Solving Consensus Problems Based on New Stability Results in Switched Systems

 

Topic: Solving Consensus Problems Based on New Stability Results in Switched Systems
Speaker: Prof Lee Ti Chung
Minghsin University of Science and Technology, Taiwan
Date: Monday, 18 November 2019
Time: 2.30pm to 3.30pm
Venue: Seminar Room EA-02-11   (Block EA, Level 2)
(map of NUS can be found at http://map.nus.edu.sg/)
Host: A/Prof Ong Chong Jin

Abstract

Distributed coordination of multi-agent systems has attracted a great deal of attention in the last decades which has found broad applications in sensor networks, robotic teams, and so on. One typical scenario in the coordination of a multi-agent system is to reach a consensus on their states of the agents. In different contexts, two consensus problems are often concerned: the leaderless and leader-following consensus problems. In the leaderless consensus problem, the aim is designing a distributed controller using only local information to drive all the agents reaching a common state, while in the leader following consensus problem, the common state comes from a specific agent called the leader.

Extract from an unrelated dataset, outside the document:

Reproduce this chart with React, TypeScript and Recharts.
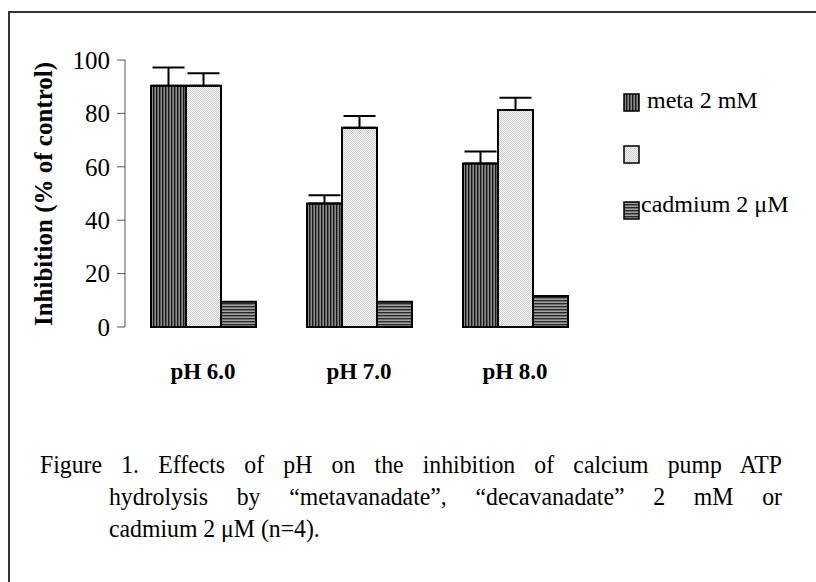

The local information available to each agent is determined by the interaction network topology among the agents that can be fixed or switching. This talk focuses on the consensus of multiagent systems with switching topologies. In fact, the switching topology induces a switching controller and hence results in the switched closed-loop system. Two consensus problems are revisited and solved based on a novel Krasovskii–LaSalle theorem in switched systems. Possible extensions and some related topics are also discussed.

About the Speaker

Professor T. C. Lee received his M.S. degree in Mathematics and Ph.D. degree in Electrical Engineering from the National Tsing Hua University, Hsinchu, Taiwan, in 1990 and 1995, respectively. In August 1997, he joined the Minghsin University of Science and Technology at Hsinchu as an Assistant Professor of Electrical Engineering, and where he has been a Professor since 2005. He was the Dean of the Engineering school from 2014 to 2017. He is also the Chairman of the regiment for Certification of Engineering Education (IEET). Since 2017, he is a Senior Member of IEEE. Particularly, he has published 11 IEEE TAC (Regular or Short) papers, 2 IEEE TCT Regular papers and 4 Automatica (Regular or Short) papers. His main research interests are in stability theory, tracking control of nonholonomic systems, and robot control.